= Rabbi Ilai II =

Rabbi Ilai (אלעאי or עילאי), also recorded as Rabbi Ela (אלעא, אילא), Hela, Ilaa, Ili, La, Leia, or Yela, was an amora of the Land of Israel, of the third generation of Amoraim, who lived in the late 3rd–early 4th centuries.

==Biography==
Rabbi Ilai II was a disciple of R. Yochanan bar Nafcha and R. Shimon ben Lakish. Among his disciples, one can find the leading figures of the fourth amoraic generation, such as Rav Jonah, Rav Zeira, Ravin and more.

In one form or another, his name frequently appears in both Yerushalmi and Bavli, mostly in the field of the halakhah. He was so distinguished that his contemporary and friend Rabbi Zeira, admiring Ela's acumen, exclaimed, "The very air of Israel imparts wisdom". On two other occasions, the same Zeira entitled him "Bannaya d'Oraita" (Builder of the Law: creator of fine legal points).

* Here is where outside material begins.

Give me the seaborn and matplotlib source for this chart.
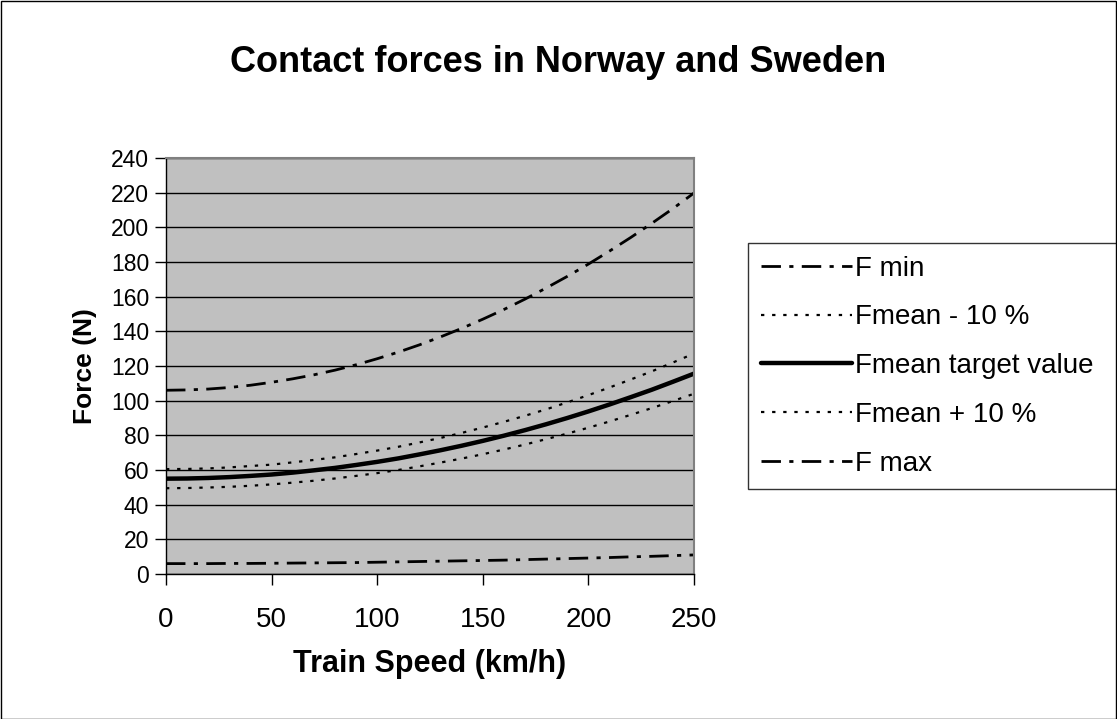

He carried his theoretical knowledge into actual life, so that the very appointments of his house afforded object-lessons in rabbinic rites. It is related that when on a certain Friday his duties detained him at college until late at night, and, returning home, he found the entrance barred and the people asleep, rather than desecrate the Sabbath by knocking at the gate for admission, he spent the night on the steps of his house.

==Teachings==
In halakhic exegesis Ela laid down the guiding rule, "[Every textual interpretation must respect the subject of the context". Another and the most frequently cited of his exegetic rules is, "Wherever the Bible uses any of the terms 'beware,' 'lest,' or 'not,' a prohibitory injunction is involved". Quite a number of exegetical observations applied to halakhic deductions are preserved under Ela's name, and he reports like interpretations by his predecessors. Ela also appears in aggadah, but only rarely transmits the aggadic teachings of others. That psychological test of human character as betrayed in the passions produced "by the cup, by cash, and by choler", which some ascribe to this Ela (Ilai), others ascribe to Rabbi Ilai I.

Eulogizing R. Shimon bar Zevid, Ela skilfully interweaves several verses from the Book of Job, to which he adds simply their application to Shimon's death, thus: "'Where shall wisdom be found? and where is the place of understanding?' 'The depth says, It is not in me; and the sea says, It is not with me' 'It is hidden from the eyes of all living, and kept close from the fowls of the air'. The four objects necessary to man, if lost, may be replaced; for 'there is a vein for the silver, and a place for gold which they rfine. Iron is taken out of the earth, and brass is molten out of the stone'; but when a scholar dies, who can take his place? We have lost Shimon: from where shall we procure his like?"